Картины природы в Путешествии в Арзрум и в Дневнике Стендаля принципиально противостоят традиции красивого пейзажа. Известно, какое решительное неприятие вызывал у Стендаля стиль Шатобриана, его экзотика и вдохновенные описания природы. Пушкин в Путешествии в Арзрум также полемизирует с Шатобрианом, в частности с его путевыми очерками Путешествие из Парижа в Иерусалим43. В сознании Стендаля, более всего опасающегося «впасть в отвратительный порок декламации» (13, 307), нарочитое преувеличенное восхищение природой ассоциируется с фальшью. Он вспоминает, какое отвращение к красотам природы вызывали в нем подобные тирады: «Из-за того что отец мой и Серафи (тетка Стендаля. — Л. В.), как истинные лицемеры, чрезвычайно расхваливали красоты природы, мне казалось, что я ненавижу природу» (13, 309). Его особенно раздражали привычные восхваления горного пейзажа Швейцарии, ставшие после описаний Руссо общим местом литературы: «Если бы кто-нибудь заговорил со мной о красотах Швейцарии, мне стало бы тошно» (13, 309).

Пушкину также претит преувеличенное восхваление «знаменитых» пейзажей Крыма и Кавказа. В Отрывке из письма (1824) со скрытой иронией в адрес Шатобриана, умевшего отдать дань «памятным» местам, он подчеркнуто равнодушно упоминает Митридатову гробницу, развалины Пантикапеи, Чатыр-Даг. Ирония и здесь — важнейший стилевой прием. Оба писателя предпочитают подчас дать не непосредственное впечатление, а опосредованное литературной или живописной традицией. Стендаль если и разрешает себе пейзажную зарисовку, то дает ее как ироническое воспроизведение поэтики природоописаний Руссо: «Если я задумывался, то лишь о фразах, которыми Ж.-Ж. Руссо мог бы изобразить эти хмурые, покрытые снегом горы, возносящие к облакам свои острые вершины, которые постоянно закрывались густыми, серыми, быстро несущимися тучами» (13, 311).

Особенную роль в процессе «оживления» памяти играет живопись, она часто оттесняет непосредственное восприятие. Стендаль свои впечатления от Альп связывает не с реальным пейзажем, а с гравюрой, на которой он их увидел впервые: «...я отлично представляю себе спуск (через Сен-Бернар. — Л. В.), но не хочу скрывать, что через пять или шесть лет после этого я видел гравюру, которая показалась мне очень похожей, и мое воспоминание — это только гравюра» (13, 312). Пушкин также красоту Дарьяльского ущелья воспринимает через призму картины Рембрандта Похищение Ганимеда: «Клочок неба, как лента, синеет над вашей головою. Ручьи, падающие с горной высоты мелкими и разбрызганными струями, напоминали мне похищение Ганимеда, странную картину Рембрандта. К тому же и ущелье озарено совершенно в его вкусе» (VIII, 451).
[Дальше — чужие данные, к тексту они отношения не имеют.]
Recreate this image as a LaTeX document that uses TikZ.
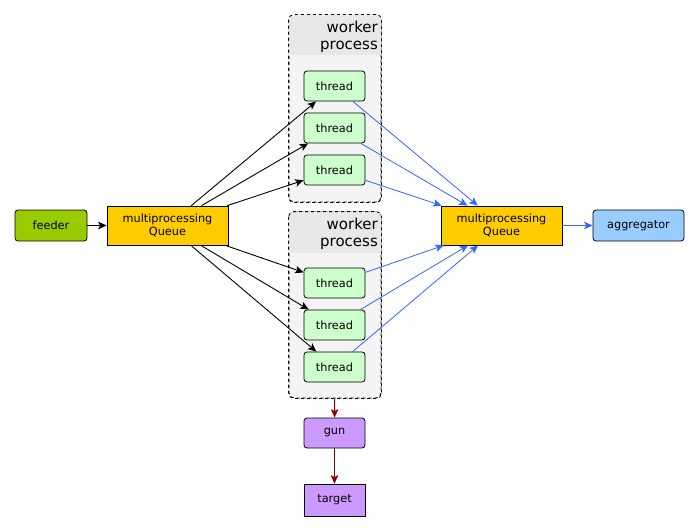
\documentclass[tikz,border=0pt]{standalone}
\usepackage{fontspec}
\setmainfont{DejaVu Sans}
\usetikzlibrary{arrows.meta}
\definecolor{feedgreen}{HTML}{99CC00}
\definecolor{qgold}{HTML}{FFCC00}
\definecolor{thrgreen}{HTML}{CCFFCC}
\definecolor{aggblue}{HTML}{99CCFF}
\definecolor{gunpurple}{HTML}{CC99FF}
\definecolor{clfill}{HTML}{F4F4F4}
\definecolor{clhead}{HTML}{E8E8E8}
\definecolor{edgeblue}{HTML}{3366FF}
\definecolor{edgered}{HTML}{8B0000}
\begin{document}
\begin{tikzpicture}[x=1pt,y=-1pt,
  box/.style={draw, line width=0.8pt, font=\fontsize{11.3}{13.5}\selectfont, inner sep=0pt, align=center},
  rbox/.style={box, rounded corners=3pt},
  threadbox/.style={rbox, fill=thrgreen, minimum width=61pt, minimum height=30pt},
  qbox/.style={box, fill=qgold, minimum width=121pt, minimum height=39pt},
  cluster/.style={draw, dashed, line width=0.8pt, rounded corners=5pt, minimum width=92pt, inner sep=0pt},
  cltext/.style={font=\fontsize{15}{17}\selectfont, align=right, inner sep=0pt, anchor=north east},
  blackarrow/.style={-{Stealth[length=8.5pt,width=7.5pt,inset=2pt]}, line width=0.9pt, black},
  bluearrow/.style={-{Stealth[length=8.5pt,width=7.5pt,inset=2pt]}, line width=0.8pt, edgeblue},
  redarrow/.style={-{Stealth[length=8.5pt,width=7.5pt,inset=2pt]}, line width=0.9pt, edgered}
]
\useasboundingbox (0,0) rectangle (699,532);
% clusters
\node[cluster, fill=clfill, minimum height=187pt] (c1) at (335,108.5) {};
\begin{scope}
  \clip[rounded corners=5pt] (c1.north west) rectangle (c1.south east);
  \fill[clhead] (c1.north west) rectangle ([yshift=-40pt]c1.north east);
\end{scope}
\draw[dashed, line width=0.8pt, rounded corners=5pt] (c1.north west) rectangle (c1.south east);
\node[cltext] (c1lab) at (378,21) {worker\\process};

\node[cluster, fill=clfill, minimum height=186pt] (c2) at (335,305) {};
\begin{scope}
  \clip[rounded corners=5pt] (c2.north west) rectangle (c2.south east);
  \fill[clhead] (c2.north west) rectangle ([yshift=-41pt]c2.north east);
\end{scope}
\draw[dashed, line width=0.8pt, rounded corners=5pt] (c2.north west) rectangle (c2.south east);
\node[cltext] (c2lab) at (378,218) {worker\\process};

% nodes
\node[rbox, fill=feedgreen, minimum width=72pt, minimum height=31pt] (feeder) at (51,225.5) {feeder};
\node[qbox] (q1) at (167.5,225.5) {multiprocessing\\Queue};
\node[qbox] (q2) at (501.5,225.5) {multiprocessing\\Queue};
\node[rbox, fill=aggblue, minimum width=91pt, minimum height=31pt] (agg) at (638.5,225.5) {aggregator};
\node[threadbox] (t1) at (334.5,86) {thread};
\node[threadbox] (t2) at (334.5,128) {thread};
\node[threadbox] (t3) at (334.5,170) {thread};
\node[threadbox] (t4) at (334.5,283) {thread};
\node[threadbox] (t5) at (334.5,325) {thread};
\node[threadbox] (t6) at (334.5,367) {thread};
\node[rbox, fill=gunpurple, minimum width=61pt, minimum height=30pt] (gun) at (334.5,433) {gun};
\node[box, fill=gunpurple, minimum width=61pt, minimum height=32pt] (target) at (334.5,500) {target};

% edges
\draw[blackarrow] (feeder) -- (q1);
\foreach \t in {t1,t2,t3,t4,t5,t6} {
  \draw[blackarrow] (q1) -- (\t);
  \draw[bluearrow] (\t) -- (q2);
}
\draw[bluearrow] (q2) -- (agg);
\draw[redarrow] (c2) -- (gun);
\draw[redarrow] (gun) -- (target);
\end{tikzpicture}
\end{document}
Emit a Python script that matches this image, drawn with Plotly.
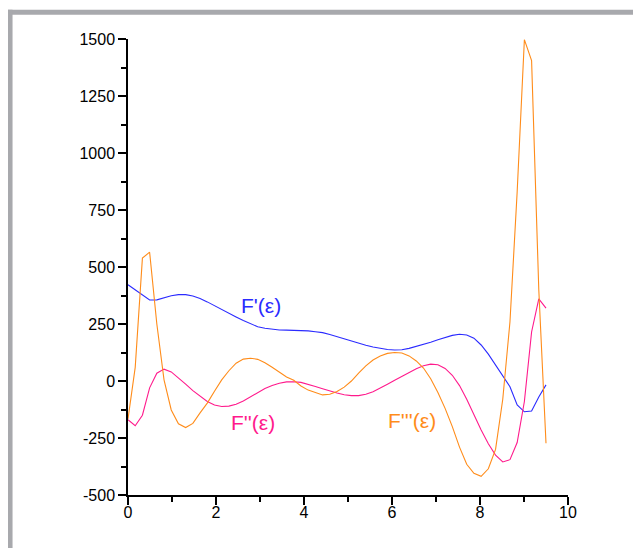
import numpy as np
import plotly.graph_objects as go

# sample positions (epsilon), 59 samples from 0 to 9.5
eps = np.linspace(0, 9.5, 59)

f1 = [422, 400, 375, 355, 356, 365, 374, 379, 379, 373,
      362, 347, 330, 312, 297, 281, 265, 251, 238, 231,
      226, 224, 223, 223, 222, 220, 216, 212, 204, 194,
      184, 175, 166, 157, 149, 142, 138, 136, 137, 143,
      151, 160, 170, 181, 191, 200, 205, 202, 188, 158,
      118, 72, 25, -25, -105, -135, -132, -70, -17]

f2 = [-170, -196, -150, -30, 34, 52, 40, 15, -14, -42,
      -68, -90, -105, -112, -110, -102, -88, -70, -50, -33,
      -20, -10, -4, -3, -6, -14, -24, -34, -44, -53,
      -60, -64, -64, -58, -47, -32, -14, 3, 20, 38,
      54, 67, 74, 71, 55, 25, -20, -80, -150, -215,
      -275, -325, -355, -345, -270, -90, 215, 360, 320]

f3 = [-166, 60, 539, 565, 250, 5, -127, -188, -204, -186,
      -140, -97, -45, 5, 45, 78, 96, 100, 95, 80,
      60, 38, 18, 3, -22, -40, -52, -61, -58, -46,
      -27, 0, 35, 66, 92, 110, 121, 125, 123, 110,
      88, 57, 10, -50, -120, -200, -290, -365, -405, -418,
      -385, -300, -80, 260, 830, 1497, 1405, 400, -273]

labels = ["F'(\u03b5)", "F''(\u03b5)", "F'''(\u03b5)"]
label_x = [3.02, 2.83, 6.46]
label_y = [330, -182, -175]
colors = ["#2b2bff", "#ff1a8c", "#ff8c1a"]

x_ticks = [0, 2, 4, 6, 8, 10]
y_ticks = [-500, -250, 0, 250, 500, 750, 1000, 1250, 1500]

fig = go.Figure()
for ys, c in zip([f1, f2, f3], colors):
    fig.add_trace(go.Scatter(x=eps, y=ys, mode="lines",
                             line=dict(color=c, width=1.1),
                             showlegend=False, hoverinfo="skip"))

for t, lx, ly, c in zip(labels, label_x, label_y, colors):
    fig.add_annotation(x=lx, y=ly, text=t, showarrow=False,
                       font=dict(family="Liberation Sans, Arial", size=21, color=c),
                       xanchor="center", yanchor="middle")

axis_common = dict(showline=True, linecolor="black", linewidth=1.5,
                   ticks="outside", ticklen=8, tickwidth=1.5, tickcolor="black",
                   showgrid=False, zeroline=False,
                   tickfont=dict(family="Liberation Sans, Arial", size=16, color="black"))

fig.update_xaxes(range=[0, 10], tickvals=x_ticks, ticktext=[str(v) for v in x_ticks],
                 ticklabelstandoff=-6,
                 minor=dict(ticks="outside", ticklen=5, tickwidth=1.5, tickcolor="black",
                            dtick=1, tick0=0, showgrid=False),
                 **axis_common)
fig.update_yaxes(range=[-500, 1500], tickvals=y_ticks, ticktext=[str(v) for v in y_ticks],
                 minor=dict(ticks="outside", ticklen=5, tickwidth=1.5, tickcolor="black",
                            dtick=125, tick0=-500, showgrid=False),
                 **axis_common)

# gray frame (top and left bands)
frame = "#a8a9ad"
fig.add_shape(type="rect", xref="paper", yref="paper",
              x0=-0.2737, x1=1.25, y0=1.0533, y1=1.0643,
              fillcolor=frame, line=dict(width=0), layer="below")
fig.add_shape(type="rect", xref="paper", yref="paper",
              x0=-0.2737, x1=-0.2624, y0=-0.16, y1=1.0643,
              fillcolor=frame, line=dict(width=0), layer="below")

fig.update_layout(width=641, height=548,
                  margin=dict(l=119.5, r=81.3, t=31.3, b=61),
                  paper_bgcolor="white", plot_bgcolor="white")

fig.write_html("out.html")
Война и природа изображаются обоими писателями в подчеркнуто «антиромантическом» ключе. Естественно, что такая манера не могла вызвать понимание читателей, воспитанных на романтических штампах. Характерна рецензия Ф. В. Булгарина: «Есть ли что-нибудь <...> в Путешествии в Арзрум? Виден ли тут поэт с пламенным воображением, сильною душою? Где гениальные взгляды, где дивные картины? Где пламень? И в какую пору был автор в этой чудной стране! Во время знаменитого похода! Кавказ, Азия и война! Уже в этих трех словах есть поэзия, а Путешествие в Арзрум есть не что иное, как холодные записки, в которых нет и следа поэзии»44.

Современники Пушкина и Стендаля полагали, что Кавказ и Альпы, с которых совлечен романтический покров, непременно потеряли бы свое обаяние. Читательские вкусы должны были претерпеть существенные изменения, чтобы пришло новое понимание: жизненная суровая простота поэтичнее помпезности. Увиденные сознательно прозаизирующим взором, горы оказываются местом истинной поэзии, своеобразной поэтической антитезой бюрократическому Петербургу и буржуазному Парижу. Автобиографическая проза Пушкина и Стендаля, создаваемая в перманентном споре с романтиками, «воспитывала» читателя, формировала новые вкусы; вместе с тем для обоих писателей она становится своеобразным опытным полем, позволяющим «проверить» новаторскую поэтику «истинного романтизма»: от этого жанра прямой путь к художественной прозе.